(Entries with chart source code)
——————
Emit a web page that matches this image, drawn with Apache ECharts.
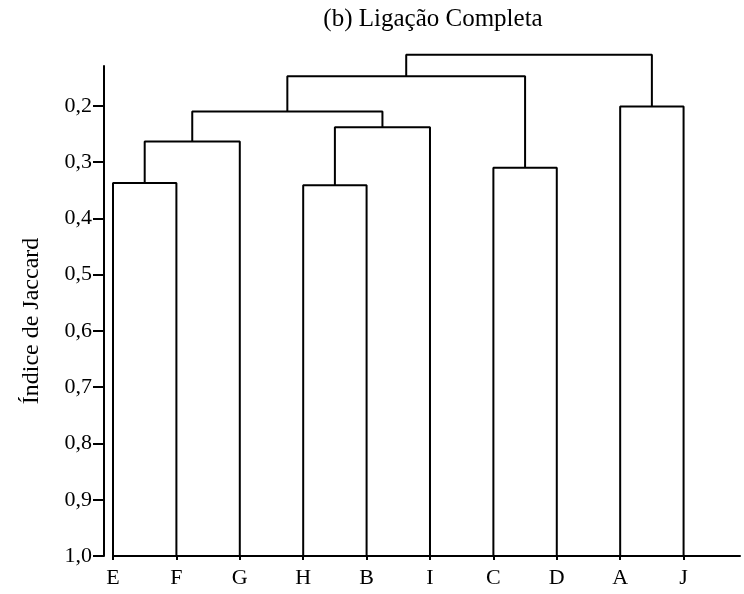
<!DOCTYPE html>
<html>
<head>
<meta charset="utf-8">
<script src="https://cdn.jsdelivr.net/npm/echarts@6/dist/echarts.min.js"></script>
<style>
  html, body { margin: 0; padding: 0; background: #ffffff; }
  #chart { width: 744px; height: 594px; }
</style>
</head>
<body>
<div id="chart"></div>
<script>
// folhas na ordem do dendrograma
const leaves = ['E', 'F', 'G', 'H', 'B', 'I', 'C', 'D', 'A', 'J']
// fusões: nós 0-9 são folhas, 10+ são grupos criados na ordem abaixo
const mergeLeft = [0, 3, 6, 8, 10, 11, 14, 16, 17]
const mergeRight = [1, 4, 7, 9, 2, 5, 15, 12, 13]
const mergeHeight = [0.337, 0.341, 0.31, 0.201, 0.263, 0.238, 0.21, 0.147, 0.109]
const yTicks = [0.2, 0.3, 0.4, 0.5, 0.6, 0.7, 0.8, 0.9, 1.0]
const leafBase = 1.0

const font = 'Liberation Serif'

// posição x e altura de cada nó
const nodeX = leaves.map((l, i) => i)
const nodeH = leaves.map(() => leafBase)
const series = []
mergeLeft.forEach((a, k) => {
  const b = mergeRight[k]
  const h = mergeHeight[k]
  series.push({
    type: 'line',
    data: [
      [nodeX[a], nodeH[a]],
      [nodeX[a], h],
      [nodeX[b], h],
      [nodeX[b], nodeH[b]],
    ],
    symbol: 'none',
    clip: false,
    silent: true,
    lineStyle: { color: '#000000', width: 2 },
  })
  nodeX.push((nodeX[a] + nodeX[b]) / 2)
  nodeH.push(h)
})

const chart = echarts.init(document.getElementById('chart'))
chart.setOption({
  animation: false,
  title: {
    text: '(b) Ligação Completa',
    left: 428,
    top: 2,
    textAlign: 'center',
    textStyle: {
      fontFamily: font,
      fontSize: 25,
      fontWeight: 'normal',
      color: '#000000',
    },
  },
  grid: {
    left: 113,
    right: 4,
    top: 66,
    bottom: 38,
  },
  xAxis: {
    type: 'value',
    min: 0,
    max: 9.89,
    splitLine: { show: false },
    axisLine: {
      show: true,
      onZero: false,
      lineStyle: { color: '#000000', width: 2 },
    },
    axisTick: {
      show: true,
      length: 4,
      lineStyle: { color: '#000000', width: 2 },
      customValues: leaves.map((l, i) => i),
    },
    axisLabel: {
      customValues: leaves.map((l, i) => i),
      formatter: (v) => leaves[Math.round(v)],
      fontFamily: font,
      fontSize: 22,
      color: '#000000',
      margin: 11,
    },
  },
  yAxis: {
    type: 'value',
    inverse: true,
    min: 0.129,
    max: 1.0,
    offset: 9,
    name: 'Índice de Jaccard',
    nameLocation: 'middle',
    nameGap: 60,
    nameTextStyle: {
      fontFamily: font,
      fontSize: 24,
      color: '#000000',
      padding: [0, 20, 0, 0],
    },
    splitLine: { show: false },
    axisLine: {
      show: true,
      onZero: false,
      lineStyle: { color: '#000000', width: 2 },
    },
    axisTick: {
      show: true,
      length: 11,
      lineStyle: { color: '#000000', width: 2 },
      customValues: yTicks,
    },
    axisLabel: {
      customValues: yTicks,
      formatter: (v) => v.toFixed(1).replace('.', ','),
      fontFamily: font,
      fontSize: 22,
      color: '#000000',
      margin: 12,
    },
  },
  series: series,
})
</script>
</body>
</html>
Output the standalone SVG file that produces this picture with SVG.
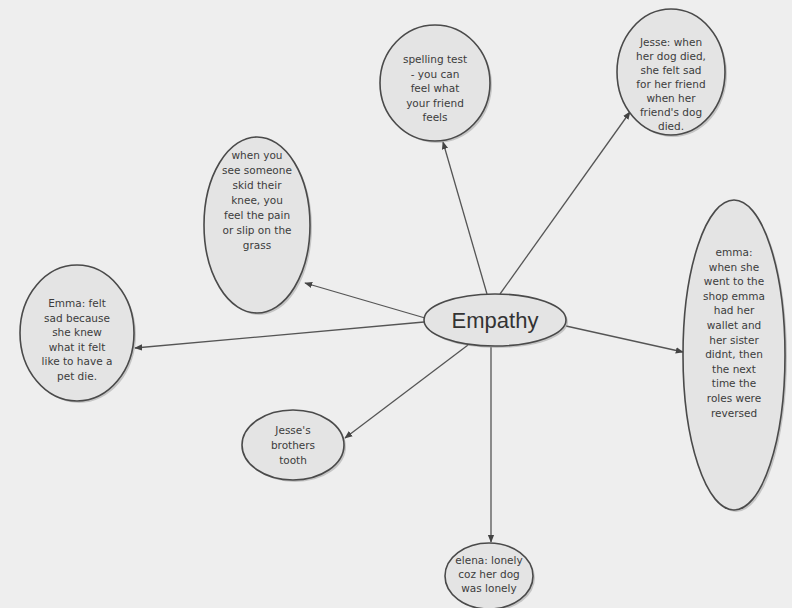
——————
**EXERCISE AIM**
Repeat the listing in full and exactly. Leave any pictures out.

**TASK OUTPUT**
Emit a web page that matches this image, drawn with Apache ECharts.
<!DOCTYPE html>
<html>
<head>
<meta charset="utf-8">
<script src="https://cdn.jsdelivr.net/npm/echarts@6/dist/echarts.min.js"></script>
<style>
  html, body { margin: 0; padding: 0; background: #ffffff; }
  #chart { width: 744px; height: 594px; }
</style>
</head>
<body>
<div id="chart"></div>
<script>
// folhas na ordem do dendrograma
const leaves = ['E', 'F', 'G', 'H', 'B', 'I', 'C', 'D', 'A', 'J']
// fusões: nós 0-9 são folhas, 10+ são grupos criados na ordem abaixo
const mergeLeft = [0, 3, 6, 8, 10, 11, 14, 16, 17]
const mergeRight = [1, 4, 7, 9, 2, 5, 15, 12, 13]
const mergeHeight = [0.337, 0.341, 0.31, 0.201, 0.263, 0.238, 0.21, 0.147, 0.109]
const yTicks = [0.2, 0.3, 0.4, 0.5, 0.6, 0.7, 0.8, 0.9, 1.0]
const leafBase = 1.0

const font = 'Liberation Serif'

// posição x e altura de cada nó
const nodeX = leaves.map((l, i) => i)
const nodeH = leaves.map(() => leafBase)
const series = []
mergeLeft.forEach((a, k) => {
  const b = mergeRight[k]
  const h = mergeHeight[k]
  series.push({
    type: 'line',
    data: [
      [nodeX[a], nodeH[a]],
      [nodeX[a], h],
      [nodeX[b], h],
      [nodeX[b], nodeH[b]],
    ],
    symbol: 'none',
    clip: false,
    silent: true,
    lineStyle: { color: '#000000', width: 2 },
  })
  nodeX.push((nodeX[a] + nodeX[b]) / 2)
  nodeH.push(h)
})

const chart = echarts.init(document.getElementById('chart'))
chart.setOption({
  animation: false,
  title: {
    text: '(b) Ligação Completa',
    left: 428,
    top: 2,
    textAlign: 'center',
    textStyle: {
      fontFamily: font,
      fontSize: 25,
      fontWeight: 'normal',
      color: '#000000',
    },
  },
  grid: {
    left: 113,
    right: 4,
    top: 66,
    bottom: 38,
  },
  xAxis: {
    type: 'value',
    min: 0,
    max: 9.89,
    splitLine: { show: false },
    axisLine: {
      show: true,
      onZero: false,
      lineStyle: { color: '#000000', width: 2 },
    },
    axisTick: {
      show: true,
      length: 4,
      lineStyle: { color: '#000000', width: 2 },
      customValues: leaves.map((l, i) => i),
    },
    axisLabel: {
      customValues: leaves.map((l, i) => i),
      formatter: (v) => leaves[Math.round(v)],
      fontFamily: font,
      fontSize: 22,
      color: '#000000',
      margin: 11,
    },
  },
  yAxis: {
    type: 'value',
    inverse: true,
    min: 0.129,
    max: 1.0,
    offset: 9,
    name: 'Índice de Jaccard',
    nameLocation: 'middle',
    nameGap: 60,
    nameTextStyle: {
      fontFamily: font,
      fontSize: 24,
      color: '#000000',
      padding: [0, 20, 0, 0],
    },
    splitLine: { show: false },
    axisLine: {
      show: true,
      onZero: false,
      lineStyle: { color: '#000000', width: 2 },
    },
    axisTick: {
      show: true,
      length: 11,
      lineStyle: { color: '#000000', width: 2 },
      customValues: yTicks,
    },
    axisLabel: {
      customValues: yTicks,
      formatter: (v) => v.toFixed(1).replace('.', ','),
      fontFamily: font,
      fontSize: 22,
      color: '#000000',
      margin: 12,
    },
  },
  series: series,
})
</script>
</body>
</html>
Output the standalone SVG file that produces this picture with SVG.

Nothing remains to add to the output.